Planners are pushing traffic problems down the road, according to analysis of a new report.
A recent survey by consultants Emmerson Hill Associates indicates that travel costs by road are most severely impacted, not by the cost of operating cars, but by congestion caused through bad junction design, poor road infrastructure, bad planning and over-engineered or costly “solutions” to traffic congestion, which often achieve little, but simply transfer the problem elsewhere.
In a report ’ The real cost of travel’ http://www.emmerson-hill.co.uk/downloads/The_real_cost_of_Travel.pdf they looked at how costs can be severely affected by lack of proper transport planning by local authorities (often in association with their highway ‘experts’) meaning that road travellers have to find more innovative solutions to getting around.

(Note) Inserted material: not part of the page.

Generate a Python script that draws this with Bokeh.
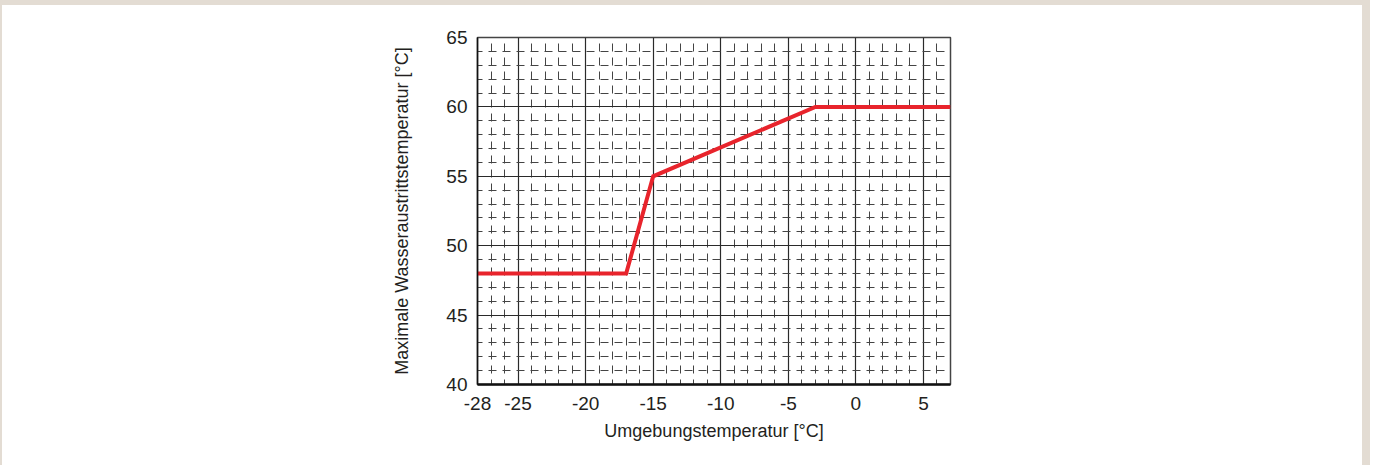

The cost of car ownership and use in densely populated city areas has been made more prohibitive – and is likely to continue so – by further restrictions on parking and residents’ permits, more no-go zones, congestion charge areas and a whole raft of measures to discourage car ownership and use.
The report suggests that, whatever the method of travel, those doing so should take into account and assess the cost of their travel time too, with £10 per hour being a suggested figure to use. So an extended journey with the lowest ‘headline cost’ (say by coach) might take the longest – and when travelling time cost is included may not be the cheapest after all. It also states that one should look at ‘door to door’ costs as a proper measure of travel cost.
An examination of the costs of rail, bus, coach and motoring over a 10 year period (2006 to 2016), conducted by the RAC Foundation, using data from the ONS, finds that motoring costs have only increased modestly (by just over 20%) and below the cost of living (just over 30%), whereas rail and bus fares have increased by more than 50% in the 10 year period – far more than they should – something that the unfortunate rail traveller will know only too well.
The report invites the public and motorists, using a congestion suggestion form on the site to give their views.